Témoignage : Pour un refus généralisé du fichage ADN




Actuellement, 30 000 personnes par mois sont inscrites au fichier des empreintes génétiques (Fnaeg), plus de deux millions de personnes ont fait l’objet d’un prélèvement ADN lors de leur garde à vue ou de leur détention. Un nombre toujours croissant de personnes disent non à cette logique de contrôle. Témoignage d’un militant opposé au projet d’aéroport de Notre-Dame-des-Landes.

Dans le cadre de la lutte contre le projet d’aéroport de Notre-Dame-des-Landes, j’ai été arrêté ­suite à des actions collectives. à ceux qui me réclamaient mon ADN, j’ai toujours répondu « mes gènes m’appartiennent ». Malgré la menace d’être condamné à un an de prison ferme et 15 000 euros d’amende, je m’oppose avec détermination à ce chantage organisé par l’État.

Pourquoi tant de gènes ?

En effet, le législateur a prévu que se soustraire au prélèvement biologique est un délit continu, un délit perpétuel.
Rien, à part une relax ou une grâce ne peut nous extraire de ce cercle vicieux. Condamné déjà à des peines de prison avec sursis allant de un à deux mois, je viens de dire non au procureur pour la troisième fois pour la même affaire. Je m’attends à un nouveau procès... et pourquoi pas au bout, à de la prison ferme. L’État fait de moi un multirécidiviste et cherche à me faire craquer et à épuiser tout mouvement de soutien. Face à cet appareil judiciaire bien huilé, on ne peut espérer enrayer la machine que par des refus massifs et généralisés.
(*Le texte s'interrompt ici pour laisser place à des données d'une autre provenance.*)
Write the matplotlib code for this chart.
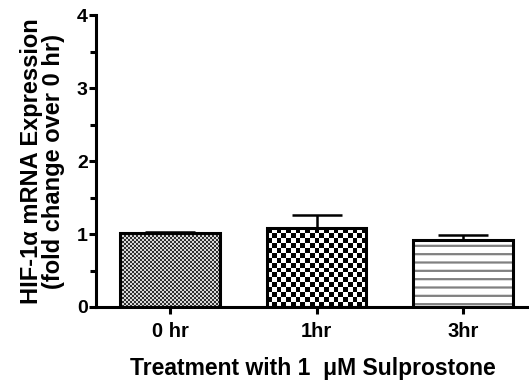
import numpy as np
import matplotlib
matplotlib.use('Agg')
import matplotlib.pyplot as plt
from matplotlib.colors import ListedColormap
from matplotlib.ticker import MultipleLocator

categories = ['0 hr', '1hr', '3hr']
means = [1.01, 1.08, 0.92]
err_upper = [0.02, 0.18, 0.07]
y_ticks = [0, 1, 2, 3, 4]

plt.rcParams['font.family'] = ['Liberation Sans', 'DejaVu Sans']
plt.rcParams['font.weight'] = 'bold'
plt.rcParams['hatch.linewidth'] = 1.6

fig = plt.figure(figsize=(5.29, 3.85), dpi=100)
ax = fig.add_axes([0.1815, 0.2026, 0.8185, 0.758])
x = np.arange(len(categories))
width = 0.68

ax.set_xlim(-0.505, 2.45)
ax.set_ylim(0, 4)

fills = ax.bar(x, means, width=width, color='white', edgecolor='none', zorder=1)

fig.canvas.draw()


def checker(bar, cell_px, dark, light):
    x0, w, h = bar.get_x(), bar.get_width(), bar.get_height()
    p0 = ax.transData.transform((x0, 0))
    p1 = ax.transData.transform((x0 + w, h))
    nx = max(1, int(round((p1[0] - p0[0]) / cell_px)))
    ny = max(1, int(round((p1[1] - p0[1]) / cell_px)))
    arr = np.add.outer(np.arange(ny), np.arange(nx)) % 2
    im = ax.imshow(arr, cmap=ListedColormap([light, dark]),
                   extent=(x0, x0 + w, 0, h), origin='lower',
                   interpolation='nearest', aspect='auto', zorder=2)
    im.set_clip_path(bar)


checker(fills[0], 2.0, '#303030', '#d8d8d8')
checker(fills[1], 4.8, 'black', 'white')

# horizontal line hatch for 3hr bar
ax.bar(x[2], means[2], width=width, facecolor='none', edgecolor='#808080',
       hatch='--', linewidth=0, zorder=2)

# outlines
ax.bar(x, means, width=width, fill=False, edgecolor='black', linewidth=2.2, zorder=3)

ax.errorbar(x, means, yerr=[np.zeros(len(means)), err_upper], fmt='none',
            ecolor='black', elinewidth=1.8, capsize=18, capthick=1.8, zorder=4)

ax.set_xlim(-0.505, 2.45)
ax.set_ylim(0, 4)

for s in ['top', 'right']:
    ax.spines[s].set_visible(False)
for s in ['left', 'bottom']:
    ax.spines[s].set_linewidth(2.2)

ax.set_yticks(y_ticks)
ax.yaxis.set_minor_locator(MultipleLocator(0.5))
ax.set_xticks(x)
ax.set_xticklabels(categories)
ax.tick_params(axis='y', which='major', length=5, width=2.2, pad=1, labelsize=14)
ax.tick_params(axis='y', which='minor', length=4, width=2.2)
ax.tick_params(axis='x', which='major', length=5, width=2.2, pad=6, labelsize=14.5)
for lab in ax.get_xticklabels() + ax.get_yticklabels():
    lab.set_fontweight('bold')

ax.set_ylabel('HIF-1\u03b1 mRNA Expression\n(fold change over 0 hr)',
              fontsize=17, fontweight='bold', linespacing=0.95)
ax.yaxis.set_label_coords(-0.072, 0.5)
ax.set_xlabel('Treatment with 1  \u03bcM Sulprostone', fontsize=16.5,
              fontweight='bold', labelpad=11)

fig.savefig('out.png', dpi=100)
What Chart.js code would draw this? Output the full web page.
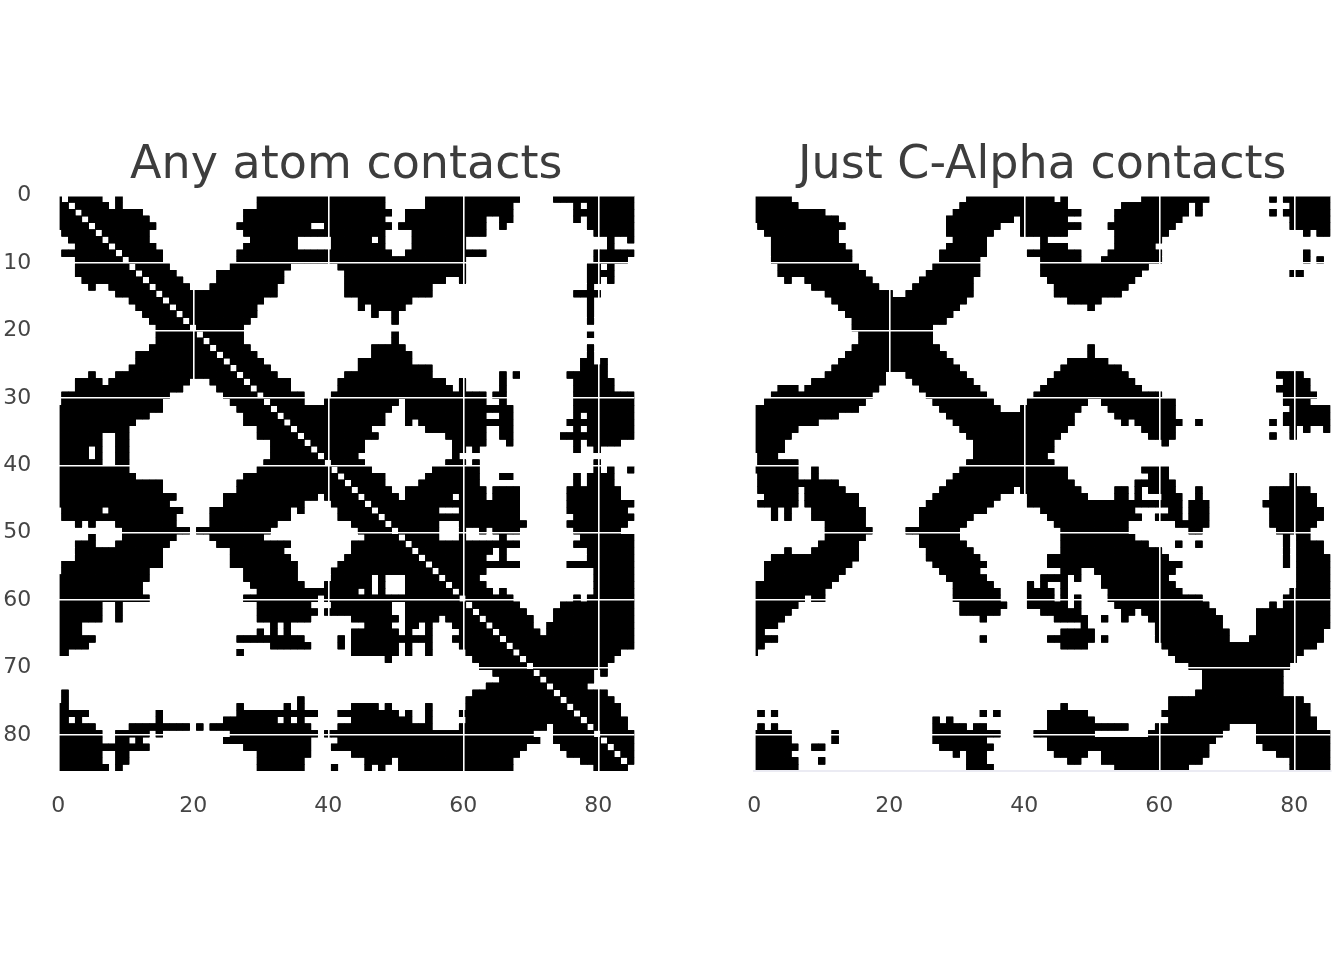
<!DOCTYPE html>
<html><head><meta charset="utf-8">
<style>html,body{margin:0;padding:0;background:#fff;width:1344px;height:960px;overflow:hidden}canvas{position:absolute;top:0;filter:blur(0.45px)}</style>
<script src="https://cdn.jsdelivr.net/npm/chart.js@4"></script></head>
<body><canvas id="a" width="672" height="960" style="left:0;width:672px;height:960px"></canvas>
<canvas id="b" width="672" height="960" style="left:672px;width:672px;height:960px"></canvas>
<script>
const xTickStep = 20, yTickStep = 10;
const titles = ["Any atom contacts", "Just C-Alpha contacts"];
// contact runs for residue i against residues j >= i; the map is symmetric
const anyAtomRuns = [
"1-5 32-46 57-68 76-85",
"2-6 9 30-48 55-68 74-85","3-7 9 30-48 55-67 77 79-85","4-12 28-49 52-67 77-85","5-13 28-48 52-63 66-67 77 79-85",
"6-14 27-37 40-49 51-63 66 79-85","7-13 28-48 53-63 80-85","8-13 29-35 41-46 48 53-60 82 85","9-14 28-35 41-48 53-60 82",
"10-15 27-49 52-63 80-85","11-15 27-60 80-84","12-16 26-34 42-60 79-80 82","13-17 24-33 43-60 79-82","14-18 24-33 43-57 60 79-80 82",
"15-19 23-32 43-55 79","16-32 43-55 77-80","17-30 45-52 79","18-29 45 47-51 79","19-29 47 50 79","20-28 50 79","21-27","22-27 50 79","23-27 50",
"24-28 47-51 79","25-29 47-52 79","26-30 45-52 78-79 81","27-31 45-55 78-81","28-32 43-55 66 68 76-81","29-34 42-57 60 66 77-82","30-34 42-58 60 66 77-82",
"31-36 41-63 65-66 77-85","32-36 40-50 52-63 66 77-85","33-49 52-67 77-85","34-48 52-63 66-67 77 79-85","35-48 52 54-67 76-85","36-46 55-63 66-67 77 79-85",
"37-47 58-63 66-67 75-85","38-45 59-63 67 77 79-83","39-45 59-60 62 77 80","40-44 59","41-45 58-60 62 80","42-46 56-62 80 82 85","43-48 55-62 66-67 77 79-82",
"44-48 54-62 77 79-82","45-49 52-63 65-68 76-83","46-50 52-58 60-63 65-68 76-83","47-68 76-85","48-56 60-68 76-84","49-68 77-85","50-56 60-69 76-84",
"51-56 60 63 65-68 77-83","52-56 60 66 78-85","53-68 77-85","54-64 66 79-85","55-63 66 79-85","56-68 76-85","57-63 80-85","58-62 80-85","59-63 80-85",
"60-64 66 80-85","61-67 77 79-85","62-68 75-85","63-69 74-85","64-70 74-85","65-70 73-85","66-71 73-85","67-85","68-85","69-83","70-82","71-81","72-79 81",
"73-79","74-78","75-81","76-82","77-83","78-83","79-84","80-84","81-85","82-85","83-85","84-85","85",""];
const cAlphaRuns = [
"1-4 32-38 41 58-68 80-85",
"1-5 32-44 46 58-67 77 79-85","2-6 31-46 55-64 66 80-85","3-10 30-48 54-64 66 77 79-85","4-12 29-38 40-46 54-63 80-85","5-13 29-36 40-48 53-62 80-85",
"6-12 29-35 40-46 54-61 82 84-85","7-12 30-34 43 54-60","8-13 29-34 43-46 54-59","9-14 28-34 41-48 53-60 82","10-14 28-33 43-48 52-60 82 84","11-15 27-33 43-58",
"12-16 26-33 43-57 80-81","13-17 25-32 44-56","14-18 24-32 45-55","15-20 23-32 45-54","16-31 47-51","17-30 50","18-29","19-28","20-26","21-26","22-26","23-27 50","24-28 50",
"25-29 47-52","26-30 46-54","27-31 45-55 78-81","28-32 44-56 79-82","29-33 43-57 78-82","30-34 42-60 79-83","31-35 41-49 52-62 79-82","32-36 40-48 53-62 80-85",
"33-47 54-62 79-85","34-47 55 57-63 66 77 79-85","35-46 58-62 80 82 85","36-45 59-62 77 80","37-44 61","38-44","39-43","40-44","41-46 58-61","42-46 59-61 80","43-47 57-62 80",
"44-48 54-55 57 59-62 66 77-82","45-49 54-55 57 61-63 66 77-83","46-63 65-67 76-83","47-56 62-63 65-67 77-84","48-57 60-63 65-67 77-84","49-55 63-67 77-83","50-55 65-66 78-82",
"51-56 79 81-82","52-58 63 66 79 81-84","53-60 79 81-84","54-61 79 81-85","55-63 79 81-85","56-62 81-85","57-61 81-85","58-62 81-85","59-63 80-85","60-66 79-85","61-67 77 79-85",
"62-68 75-85","63-69 75-85","64-69 75-85","65-70 75-84","66-70 74-84","67-83","68-81","69-80","70-79","71-78","72-78","73-78","74-78","75-81","76-82","77-82","78-83","79-83","80-85","81-85","82-85","83-85","84-85","85"];

const rowStep = 85.35 / 85, colStep = 0.998;
function cells(runs) {
  const seen = new Set(), pts = [];
  const add = (r, c) => { const k = r + "," + c; if (!seen.has(k)) { seen.add(k); if (r > 0) pts.push({x: c * colStep, y: (r - 0.5) * rowStep}); } };
  runs.forEach((line, r) => {
    line.split(" ").filter(Boolean).forEach(tok => {
      const [a, b] = tok.split("-").map(Number);
      for (let c = a; c <= (b === undefined ? a : b); c++) { add(r, c); add(c, r); }
    });
  });
  return pts;
}
function panel(id, title, runs, leftPx, showY, rule) {
  const points = cells(runs);
  const layer = () => ({data: points, pointStyle: "rect", pointRadius: 5.0, pointHoverRadius: 5.0,
      pointBackgroundColor: "#000", pointBorderWidth: 0, showLine: false, clip: 0});
  new Chart(document.getElementById(id), {
    type: "scatter",
    data: {datasets: [layer(), layer(), layer()]},
    options: {
      responsive: false, animation: false, devicePixelRatio: 1, parsing: false, normalized: true, events: [],
      layout: {padding: {left: 0, right: 672 - leftPx - 576, top: 0, bottom: 0}},
      plugins: {legend: {display: false}, tooltip: {enabled: false},
        title: {display: true, text: title, fullSize: false, color: "#3d3d3d", font: {family: "DejaVu Sans", size: 46, weight: "normal", lineHeight: 1.2},
          padding: {top: 138.5, bottom: 2}}},
      scales: {
        x: {type: "linear", min: 0, max: 85.33, ticks: {stepSize: xTickStep, includeBounds: false, color: "#454545", font: {family: "DejaVu Sans", size: 22}, padding: 22, maxRotation: 0},
          grid: {color: "#ffffff", lineWidth: 1.6, z: 1, drawTicks: false}, border: rule ? {display: true, color: "#ebebf3", width: 2, z: 2} : {display: false},
          afterFit: s => { s.height = 189; }},
        y: {type: "linear", reverse: true, min: 0, max: 85.35, ticks: {display: showY, stepSize: yTickStep, includeBounds: false, color: "#454545", font: {family: "DejaVu Sans", size: 22}, padding: 27},
          grid: {color: "#ffffff", lineWidth: 1.6, z: 1, drawTicks: false}, border: {display: false},
          afterFit: s => { s.width = leftPx; }}
      }
    }
  });
}
panel("a", titles[0], anyAtomRuns, 58.3, true, false);
panel("b", titles[1], cAlphaRuns, 82.3, false, true);
</script></body></html>
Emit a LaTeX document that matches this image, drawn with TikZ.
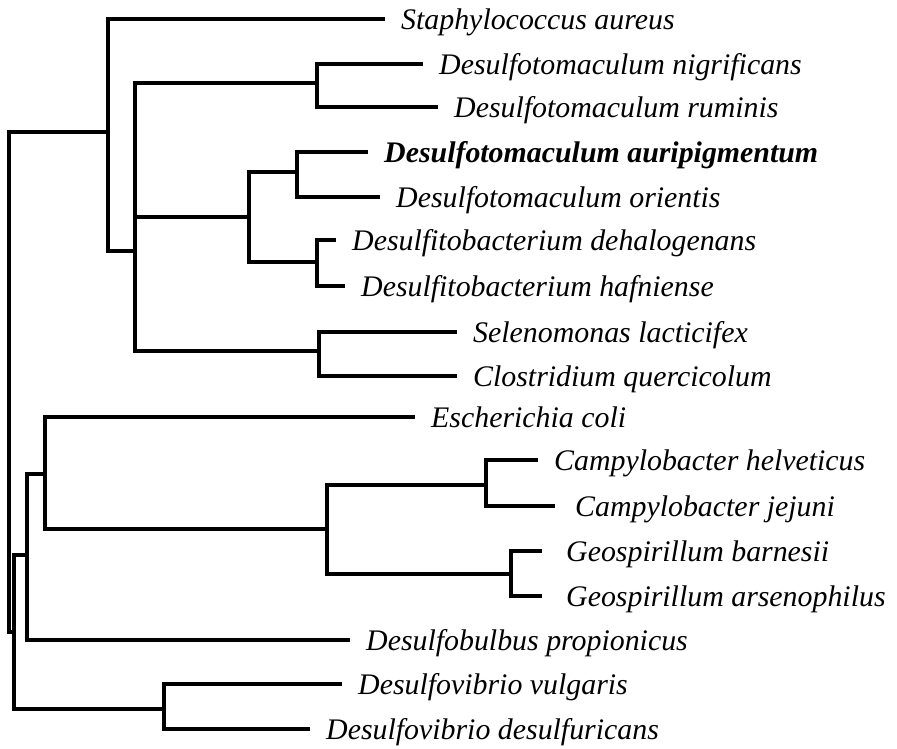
\documentclass[tikz,border=0pt]{standalone}
\usepackage{fontspec}
\setmainfont{Liberation Serif}
\usetikzlibrary{positioning}

\begin{document}
\begin{tikzpicture}[x=0.02cm, y=-0.02cm,
  branch/.style={black, line width=2pt},
  taxon/.style={right=0.2cm of #1, yshift=-0.1cm, font=\fontsize{17}{20}\selectfont\itshape,
    text height=0.8em, text depth=0.2em}]
  \useasboundingbox (0,0) rectangle (897,749);
  % Leaf tips
  \coordinate (t0) at (385,19);
  \coordinate (t1) at (423,64);
  \coordinate (t2) at (438,107);
  \coordinate (t3) at (368,152);
  \coordinate (t4) at (380,197);
  \coordinate (t5) at (336,240);
  \coordinate (t6) at (345,286);
  \coordinate (t7) at (457,332);
  \coordinate (t8) at (457,376);
  \coordinate (t9) at (415,417);
  \coordinate (t10) at (538,460);
  \coordinate (t11) at (555,506);
  \coordinate (t12) at (542,551);
  \coordinate (t13) at (542,596);
  \coordinate (t14) at (350,640);
  \coordinate (t15) at (342,684);
  \coordinate (t16) at (310,729);
  % Internal nodes
  \coordinate (root) at (9,382);
  \coordinate (ntop) at (108,132);
  \coordinate (nA) at (135,251);
  \coordinate (nB) at (317,83);
  \coordinate (nC) at (249,217);
  \coordinate (nC1) at (297,172);
  \coordinate (nC2) at (317,262);
  \coordinate (nD) at (319,351);
  \coordinate (nlow) at (14,632);
  \coordinate (nE) at (27,555);
  \coordinate (nF) at (45,474);
  \coordinate (nG) at (327,529);
  \coordinate (nH) at (486,485);
  \coordinate (nI) at (511,574);
  \coordinate (nV) at (164,709);
  % Taxa
  \node[taxon=t0] (saureus) {Staphylococcus aureus};
  \node[taxon=t1] (dnigri) {Desulfotomaculum nigrificans};
  \node[taxon=t2] (drumin) {Desulfotomaculum ruminis};
  \node[taxon=t3, font=\fontsize{17}{20}\selectfont\bfseries\itshape] (dauri) {Desulfotomaculum auripigmentum};
  \node[taxon=t4] (dorient) {Desulfotomaculum orientis};
  \node[taxon=t5] (ddehal) {Desulfitobacterium dehalogenans};
  \node[taxon=t6] (dhafn) {Desulfitobacterium hafniense};
  \node[taxon=t7] (slact) {Selenomonas lacticifex};
  \node[taxon=t8] (cquerc) {Clostridium quercicolum};
  \node[taxon=t9] (ecoli) {Escherichia coli};
  \node[taxon=t10] (chelv) {Campylobacter helveticus};
  \node[taxon=t11, xshift=0.08cm] (cjej) {Campylobacter jejuni};
  \node[taxon=t12, xshift=0.16cm] (gbarn) {Geospirillum barnesii};
  \node[taxon=t13, xshift=0.16cm] (garsen) {Geospirillum arsenophilus};
  \node[taxon=t14] (dprop) {Desulfobulbus propionicus};
  \node[taxon=t15] (dvulg) {Desulfovibrio vulgaris};
  \node[taxon=t16] (ddesulf) {Desulfovibrio desulfuricans};
  % Upper clade
  \draw[branch] (root) |- (ntop);
  \draw[branch] (ntop) |- (t0);
  \draw[branch] (ntop) |- (nA);
  \draw[branch] (nA) |- (nB);
  \draw[branch] (nA) |- (nC);
  \draw[branch] (nA) |- (nD);
  \draw[branch] (nB) |- (t1);
  \draw[branch] (nB) |- (t2);
  \draw[branch] (nC) |- (nC1);
  \draw[branch] (nC) |- (nC2);
  \draw[branch] (nC1) |- (t3);
  \draw[branch] (nC1) |- (t4);
  \draw[branch] (nC2) |- (t5);
  \draw[branch] (nC2) |- (t6);
  \draw[branch] (nD) |- (t7);
  \draw[branch] (nD) |- (t8);
  % Lower clade
  \draw[branch] (root) |- (nlow);
  \draw[branch] (nlow) |- (nE);
  \draw[branch] (nlow) |- (nV);
  \draw[branch] (nE) |- (nF);
  \draw[branch] (nE) |- (t14);
  \draw[branch] (nF) |- (t9);
  \draw[branch] (nF) |- (nG);
  \draw[branch] (nG) |- (nH);
  \draw[branch] (nG) |- (nI);
  \draw[branch] (nH) |- (t10);
  \draw[branch] (nH) |- (t11);
  \draw[branch] (nI) |- (t12);
  \draw[branch] (nI) |- (t13);
  \draw[branch] (nV) |- (t15);
  \draw[branch] (nV) |- (t16);
\end{tikzpicture}
\end{document}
Quelle raison d’État justifie le fichage de la population ? Sachant que nos gènes sont bavards et qu’ils renseignent sur nos origines éthno-géographiques ainsi que sur la filiation, l’hérédité, les pathologies, nous pouvons craindre le pire. Si j’accepte d’être fiché, ce sont mes parents, enfants, frères et sœurs qui seront fichés avec moi. Il s’agit d’un engrenage qui instaure un monde de la suspicion où la présomption d’innocence est reléguée aux fins fonds des placards de la justice par les charlatans de la preuve irréfutable, qui sortent toujours l’épouvantail de quelque crime odieux pour nous faire accepter par la peur la mise sous surveillance quasi généralisée de toute la population. Le délire scientiste autour de l’ADN est animé par un esprit de conquête et le mythe du contrôle total. Les scientifiques ont découvert nos gènes, les conquistadors de la politique colonisent nos vies.

Informer c’est résister

Avec la médiatisation de mes procès, j’ai constaté le manque d’information sur ce sujet, y compris dans les milieux militants. Des brochures circulent
 [1], chargées d’informations précises et précieuses. Mais la lutte doit passer par nos témoignages personnels, nos refus du fichage ADN.
Pour que la mobilisation prenne de l’ampleur, plusieurs pistes sont à étudier :
 organiser des états généraux du refus de fichage ADN où avocats, magistrats, scientifiques, philosophes, artistes, militants et fichés en tout genre pourraient analyser les implications du fichage et rechercher des idées pour agir efficacement ;
 créer un document simple et accessible expliquant les dangers du fichage ADN et qui puisse être diffusé très largement (lycées, facs, quartiers populaires, manifs…),
 relancer une campagne pour que les personnes inscrites au Fnaeg exigent la suppression leur données au nom des libertés individuelles et collectives.

Lorsque les enjeux de ce fichage seront clairement exposés, les objectifs du refus généralisé et de l’abolition du Fnaeg seront atteignables.